Invasive plants are one of the strongest drivers of species extinctions. Biological control offers a sustainable and safe means of long-term population reduction of their target. Herbivores introduced for the control of invasive plants interact with the native community in addition to the top-down control they exert on their host plant. Frequently this results in their reduced efficacy, but they may also interact in non-direct pathways such as apparent competition between shared parasitoids. Waterhyacinth (Eichhornia crassipes) is perhaps the world’s most invasive aquatic plant. Large-scale invasions impede travel by boats and aquatic vertebrates, and cause stagnant water suitable for Aedes mosquitoes. Megamelus scutellaris (Hemiptera: Delphacidae), a planthopper, was introduced in 2010 to Florida from Argentina for the control of waterhyacinth. This species can overlap in certain aquatic habitats with a native congener, M. davisi that feeds on Nuphar lutea. Both planthoppers are attacked by a stenophagous native egg parasitoid, the fairy wasp Kalopolynema ema (Hymenoptera: Mymaridae). To gauge whether M. scutellaris can provide a subsidy to K. ema that might produce apparent competition with M. davisi, we set up 1m x 1m plots of E. crassipes infested with M. scutellaris within ponds containing N. lutea, M. davisi and K. ema.
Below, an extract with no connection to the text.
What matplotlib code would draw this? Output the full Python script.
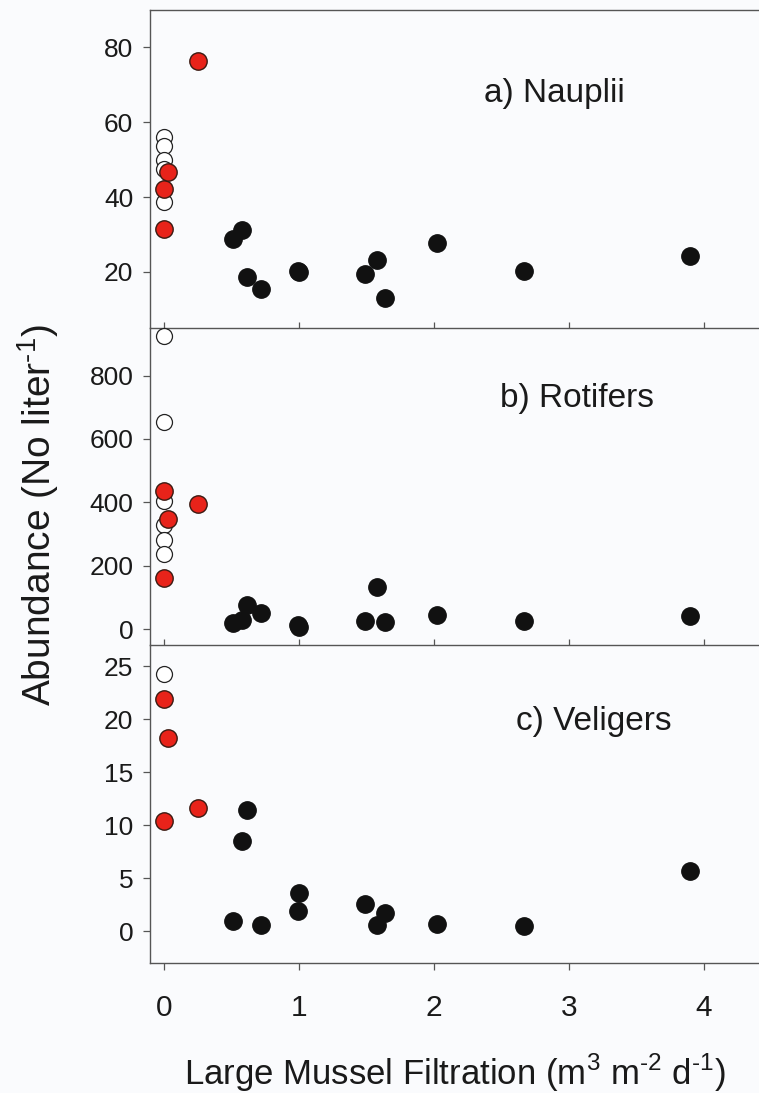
import numpy as np
import matplotlib.pyplot as plt

#----------
# Data
# stations with large mussels (black)
mussel_x = [0.51, 0.575, 0.615, 0.72, 0.995, 1.0, 1.49, 1.58, 1.64, 2.02, 2.67, 3.90]
nauplii_black = [28.7, 31.2, 18.6, 15.4, 20.3, 20.0, 19.5, 23.2, 13.0, 27.6, 20.3, 24.3]
rotifers_black = [19, 29, 75, 50, 12, 8, 26, 133, 21, 45, 27, 42]
veligers_black = [1.0, 8.5, 11.4, 0.6, 1.9, 3.6, 2.6, 0.55, 1.75, 0.7, 0.5, 5.7]

# red stations
red_x = [0.0, 0.03, 0.254, 0.0]
nauplii_red = [42.1, 46.7, 76.5, 31.5]
rotifers_red = [437, 348, 395, 160]
veligers_red = [21.9, 18.2, 11.65, 10.4]

# open circles (no mussels)
nauplii_open = [56.1, 53.7, 49.9, 47.6, 38.6]
rotifers_open = [925, 653, 403, 330, 282, 238]
veligers_open = [24.3]

panel_labels = ["a) Nauplii", "b) Rotifers", "c) Veligers"]
x_ticks = [0, 1, 2, 3, 4]
y_ticks = [[20, 40, 60, 80], [0, 200, 400, 600, 800], [0, 5, 10, 15, 20, 25]]
y_limits = [(5, 90), (-50, 950), (-3, 27)]
#----------

plt.rcParams['font.family'] = ['Liberation Sans', 'DejaVu Sans']
plt.rcParams['mathtext.fontset'] = 'custom'
plt.rcParams['mathtext.rm'] = 'Liberation Sans'

bg = '#fafbfd'
spine_col = '#555555'

fig = plt.figure(figsize=(7.59, 10.93), dpi=100, facecolor=bg)

W, H = 759.0, 1093.0
left = 150 / W
tops = [10, 328, 645]
bottoms = [328, 645, 963]

black_sets = [nauplii_black, rotifers_black, veligers_black]
red_sets = [nauplii_red, rotifers_red, veligers_red]
open_sets = [nauplii_open, rotifers_open, veligers_open]
label_pos = [(0.548, 0.711), (0.575, 0.752), (0.601, 0.733)]

axes = []
for i in range(3):
    b = 1 - bottoms[i] / H
    h = (bottoms[i] - tops[i]) / H
    ax = fig.add_axes([left, b, 1 - left, h])
    ax.patch.set_alpha(0)
    axes.append(ax)

    ax.plot(np.zeros(len(open_sets[i])), open_sets[i], 'o', ms=11.5, mfc='white',
            mec='#222222', mew=0.9, clip_on=False, zorder=3)
    ax.plot(red_x, red_sets[i], 'o', ms=12.5, mfc='#e8231a', mec='#3a1a12',
            mew=1.0, clip_on=False, zorder=4)
    ax.plot(mussel_x, black_sets[i], 'o', ms=12.5, mfc='#111111', mec='#111111',
            mew=1.0, clip_on=False, zorder=5)

    ax.set_xlim(-0.104, 4.41)
    ax.set_ylim(*y_limits[i])
    ax.set_xticks(x_ticks)
    ax.set_yticks(y_ticks[i])

    ax.spines['right'].set_visible(False)
    if i > 0:
        ax.spines['top'].set_visible(False)
    for s in ['left', 'bottom', 'top']:
        ax.spines[s].set_color(spine_col)
        ax.spines[s].set_linewidth(1.0)

    ax.tick_params(axis='y', direction='out', length=5, width=0.9, color=spine_col,
                   pad=7, labelsize=19, labelcolor='#1a1a1a')
    if i < 2:
        ax.tick_params(axis='x', direction='in', length=4, width=0.9, color=spine_col,
                       labelbottom=False)
    else:
        ax.tick_params(axis='x', direction='out', length=5, width=0.9, color=spine_col,
                       pad=17, labelsize=21.5, labelcolor='#1a1a1a')

    ax.text(label_pos[i][0], label_pos[i][1], panel_labels[i], transform=ax.transAxes,
            ha='left', va='baseline', fontsize=24, color='#1a1a1a')

fig.text(455 / W, 1 - 1085 / H, r'Large Mussel Filtration (m$^{3}$ m$^{\text{-2}}$ d$^{\text{-1}}$)',
         ha='center', va='baseline', fontsize=25, color='#1a1a1a')
fig.text(38 / W, 1 - 515 / H, r'Abundance (No liter$^{\text{-1}}$)', rotation=90,
         ha='center', va='center', fontsize=28, color='#1a1a1a')

fig.savefig('out.png', dpi=100, facecolor=bg)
We then measured parasitism of M. davisi on N. lutea and the abundance of K. ema at 1m, 5m, 10m, and 20m from E. crassipes for 11 consecutive months.
Results/Conclusions
We found no significant relationship between the distance from E. crassipes and associated M. scutellaris and the incidence of parasitism in M. davisi. Although K. ema utilized M. scutellaris during this study, our data indicated that biotic resistance from K. ema is reducing M. scutellaris populations, rather than M. scutellaris providing a subsidy capable of causing apparent competition with M. davisi via a shared parasitoid.